Abstract

Attribute-based encryption (ABE) with outsourced decryption not only enables fine-grained sharing of encrypted data, but also overcomes the efficiency drawback (in terms of ciphertext size and decryption cost) of the standard ABE schemes. In particular, an ABE scheme with outsourced decryption allows a third party (e.g., a cloud server) to transform an ABE ciphertext into a (short) El Gamal-type ciphertext using a public transformation key provided by a user so that the latter can be decrypted much more efficiently than the former by the user. However, a shortcoming of the original outsourced ABE scheme is that the correctness of the cloud server's transformation cannot be verified by the user.
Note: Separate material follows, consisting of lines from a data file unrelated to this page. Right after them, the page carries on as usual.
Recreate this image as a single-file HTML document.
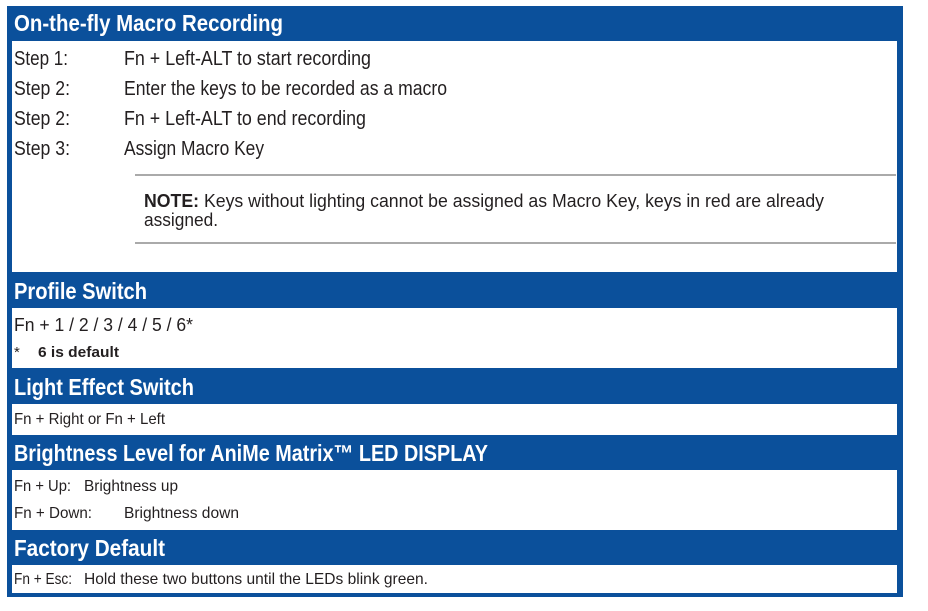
<!DOCTYPE html>
<html><head><meta charset="utf-8">
<style>
html,body{margin:0;padding:0;background:#fff;width:928px;height:611px;overflow:hidden;position:relative;font-family:"Liberation Sans",sans-serif;color:#231f20}
.box{position:absolute;left:7px;top:6px;width:896px;height:591px;background:#0b509b}
.w{position:absolute;left:12px;width:885px;background:#fff}
.t{position:absolute;white-space:nowrap;transform-origin:0 50%;line-height:1}
.h{color:#fff;font-weight:bold;font-size:23px}
.s{font-size:20px}
.m{font-size:16px}
.g{position:absolute;left:135px;width:761px;height:2px;background:#aaa}
</style></head><body>
<div class="box"></div>
<div class="w" style="top:41px;height:231px"></div>
<div class="w" style="top:308px;height:60px"></div>
<div class="w" style="top:404px;height:31px"></div>
<div class="w" style="top:470px;height:60px"></div>
<div class="w" style="top:565px;height:28px"></div>
<div class="g" style="top:174px"></div>
<div class="g" style="top:242px"></div>

<div class="t h" style="left:14px;top:12px;--w:269">On-the-fly Macro Recording</div>
<div class="t s" style="left:14px;top:49px;--w:54">Step 1:</div>
<div class="t s" style="left:124px;top:49px;--w:247">Fn + Left-ALT to start recording</div>
<div class="t s" style="left:14px;top:79px;--w:56">Step 2:</div>
<div class="t s" style="left:124px;top:79px;--w:323">Enter the keys to be recorded as a macro</div>
<div class="t s" style="left:14px;top:109px;--w:56">Step 2:</div>
<div class="t s" style="left:124px;top:109px;--w:242">Fn + Left-ALT to end recording</div>
<div class="t s" style="left:14px;top:139px;--w:56">Step 3:</div>
<div class="t s" style="left:124px;top:139px;--w:140">Assign Macro Key</div>
<div class="t m" style="left:144px;top:192px;font-size:18px;--w:680"><b>NOTE:</b> Keys without lighting cannot be assigned as Macro Key, keys in red are already</div>
<div class="t m" style="left:144px;top:211px;font-size:18px;--w:74">assigned.</div>

<div class="t h" style="left:14px;top:280px;--w:133">Profile Switch</div>
<div class="t m" style="left:14px;top:316px;font-size:18px;--w:179">Fn + 1 / 2 / 3 / 4 / 5 / 6*</div>
<div class="t m" style="left:14px;top:345px;font-size:15px">*</div>
<div class="t m" style="left:38px;top:345px;font-size:15px;font-weight:bold;--w:81">6 is default</div>

<div class="t h" style="left:14px;top:376px;--w:180">Light Effect Switch</div>
<div class="t m" style="left:14px;top:412px;font-size:16px;--w:151">Fn + Right or Fn + Left</div>

<div class="t h" style="left:14px;top:442px;--w:474">Brightness Level for AniMe Matrix™ LED DISPLAY</div>
<div class="t m" style="left:14px;top:479px;font-size:16px;--w:57">Fn + Up:</div>
<div class="t m" style="left:84px;top:479px;font-size:16px;--w:94">Brightness up</div>
<div class="t m" style="left:14px;top:506px;font-size:16px;--w:78">Fn + Down:</div>
<div class="t m" style="left:124px;top:506px;font-size:16px;--w:115">Brightness down</div>

<div class="t h" style="left:14px;top:537px;--w:151">Factory Default</div>
<div class="t m" style="left:14px;top:572px;font-size:16px;--w:58">Fn + Esc:</div>
<div class="t m" style="left:84px;top:572px;font-size:16px;--w:344">Hold these two buttons until the LEDs blink green.</div>
<script>
document.querySelectorAll('.t').forEach(function(e){
  var w=parseFloat(getComputedStyle(e).getPropertyValue('--w'));
  if(w){var r=e.getBoundingClientRect().width;if(r>0)e.style.transform='scaleX('+(w/r)+')';}
});
</script>
</body></html>
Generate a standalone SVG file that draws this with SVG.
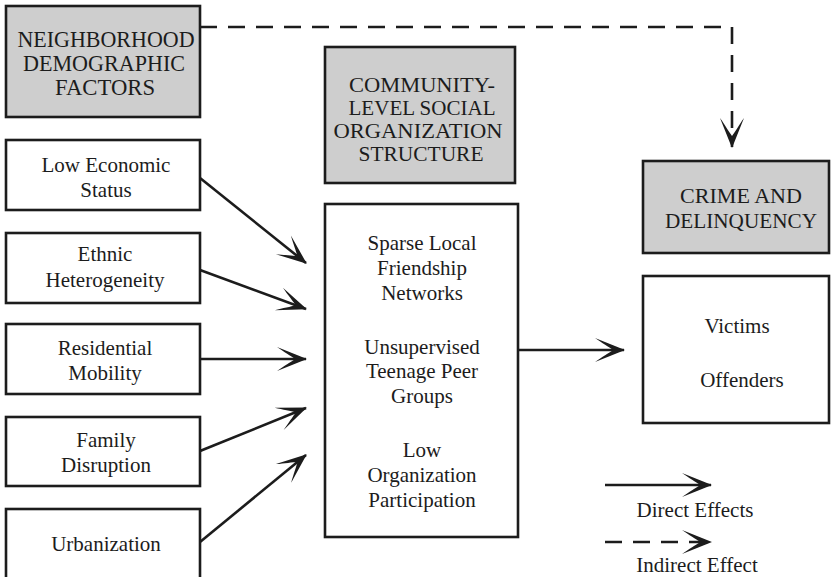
<svg xmlns="http://www.w3.org/2000/svg" width="831" height="577" viewBox="0 0 831 577">
<style>
.box{fill:#fff;stroke:#1c1c1c;stroke-width:2.6}
.gbox{fill:#cecece;stroke:#1c1c1c;stroke-width:2.6}
text{font-family:"Liberation Serif","Times New Roman",serif;fill:#1c1c1c;text-anchor:middle}
.t{font-size:21px}
.h{font-size:24px}
.h2{font-size:22px}
.h3{font-size:20.5px}
.c{stroke:#1c1c1c;stroke-width:2.6;fill:none}
.d{stroke-dasharray:17 11}
</style>
<defs>
<marker id="ah" markerUnits="userSpaceOnUse" markerWidth="40" markerHeight="30" viewBox="-32 -15 36 30" refX="0" refY="0" orient="auto">
<path d="M1,0 L-29,-12 C-22,-7 -15,-3 -11,0 C-15,3 -22,7 -29,12 Z" fill="#1c1c1c"/>
</marker>
</defs>
<rect width="831" height="577" fill="#fff"/>
<g id="connectors">
<path class="c d" d="M200,27 H732 V147" marker-end="url(#ah)"/>
<path class="c" d="M200,178 L306,263" marker-end="url(#ah)"/>
<path class="c" d="M200,270 L306,309" marker-end="url(#ah)"/>
<path class="c" d="M200,359 L306,359" marker-end="url(#ah)"/>
<path class="c" d="M200,451 L306,408" marker-end="url(#ah)"/>
<path class="c" d="M200,542 L306,455" marker-end="url(#ah)"/>
<path class="c" d="M518,350 L624,350" marker-end="url(#ah)"/>
</g>
<g id="neighborhood">
<rect class="gbox" x="6" y="6" width="194" height="111"/>
<text class="h" x="106" y="47" textLength="177" lengthAdjust="spacingAndGlyphs">NEIGHBORHOOD</text>
<text class="h" x="104" y="71" textLength="162" lengthAdjust="spacingAndGlyphs">DEMOGRAPHIC</text>
<text class="h" x="105" y="95" textLength="100" lengthAdjust="spacingAndGlyphs">FACTORS</text>
</g>
<g id="low-economic-status">
<rect class="box" x="6" y="140" width="194" height="70"/>
<text class="t" x="106" y="172">Low Economic</text>
<text class="t" x="106" y="197">Status</text>
</g>
<g id="ethnic-heterogeneity">
<rect class="box" x="6" y="233" width="194" height="70"/>
<text class="t" x="105" y="261">Ethnic</text>
<text class="t" x="105" y="287">Heterogeneity</text>
</g>
<g id="residential-mobility">
<rect class="box" x="6" y="324" width="194" height="70"/>
<text class="t" x="105" y="355">Residential</text>
<text class="t" x="105" y="380">Mobility</text>
</g>
<g id="family-disruption">
<rect class="box" x="6" y="417" width="194" height="69"/>
<text class="t" x="106" y="447">Family</text>
<text class="t" x="106" y="472">Disruption</text>
</g>
<g id="urbanization">
<rect class="box" x="6" y="509" width="194" height="72"/>
<text class="t" x="106" y="551">Urbanization</text>
</g>
<g id="community-header">
<rect class="gbox" x="325" y="47" width="190" height="136"/>
<text class="h3" x="422" y="92" textLength="146" lengthAdjust="spacingAndGlyphs">COMMUNITY-</text>
<text class="h3" x="422" y="115" textLength="147" lengthAdjust="spacingAndGlyphs">LEVEL SOCIAL</text>
<text class="h3" x="418" y="138" textLength="169" lengthAdjust="spacingAndGlyphs">ORGANIZATION</text>
<text class="h3" x="421" y="161" textLength="125" lengthAdjust="spacingAndGlyphs">STRUCTURE</text>
</g>
<g id="community-factors">
<rect class="box" x="325" y="204" width="193" height="333"/>
<text class="t" x="422" y="250">Sparse Local</text>
<text class="t" x="422" y="275">Friendship</text>
<text class="t" x="422" y="300">Networks</text>
<text class="t" x="422" y="354">Unsupervised</text>
<text class="t" x="422" y="378">Teenage Peer</text>
<text class="t" x="422" y="403">Groups</text>
<text class="t" x="422" y="457">Low</text>
<text class="t" x="422" y="482">Organization</text>
<text class="t" x="422" y="507">Participation</text>
</g>
<g id="crime-header">
<rect class="gbox" x="643" y="161" width="186" height="92"/>
<text class="h2" x="741" y="203" textLength="122" lengthAdjust="spacingAndGlyphs">CRIME AND</text>
<text class="h2" x="741" y="228" textLength="152" lengthAdjust="spacingAndGlyphs">DELINQUENCY</text>
</g>
<g id="crime-outcomes">
<rect class="box" x="643" y="276" width="186" height="147"/>
<text class="t" x="737" y="333">Victims</text>
<text class="t" x="742" y="387">Offenders</text>
</g>
<g id="legend">
<path class="c" d="M605,485 L711,485" marker-end="url(#ah)"/>
<text class="t" x="695" y="517">Direct Effects</text>
<path class="c d" d="M605,542 L711,542" marker-end="url(#ah)"/>
<text class="t" x="697" y="572">Indirect Effect</text>
</g>
</svg>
That is, an end user could be cheated into accepting a wrong or maliciously transformed output. In this paper, we first formalize a security model of ABE with verifiable outsourced decryption by introducing a verification key in the output of the encryption algorithm. Then, we present an approach to convert any ABE scheme with outsourced decryption into an ABE scheme with verifiable outsourced decryption. The new approach is simple, general, and almost optimal. Compared with the original outsourced ABE, our verifiable outsourced ABE neither increases the user's and the cloud server's computation costs except some nondominant operations (e.g., hash computations), nor expands the ciphertext size except adding a hash value (which is <;20 byte for 80-bit security level). We show a concrete construction based on Green et al.'s ciphertext-policy ABE scheme with outsourced decryption, and provide a detailed performance evaluation to demonstrate the advantages of our approach.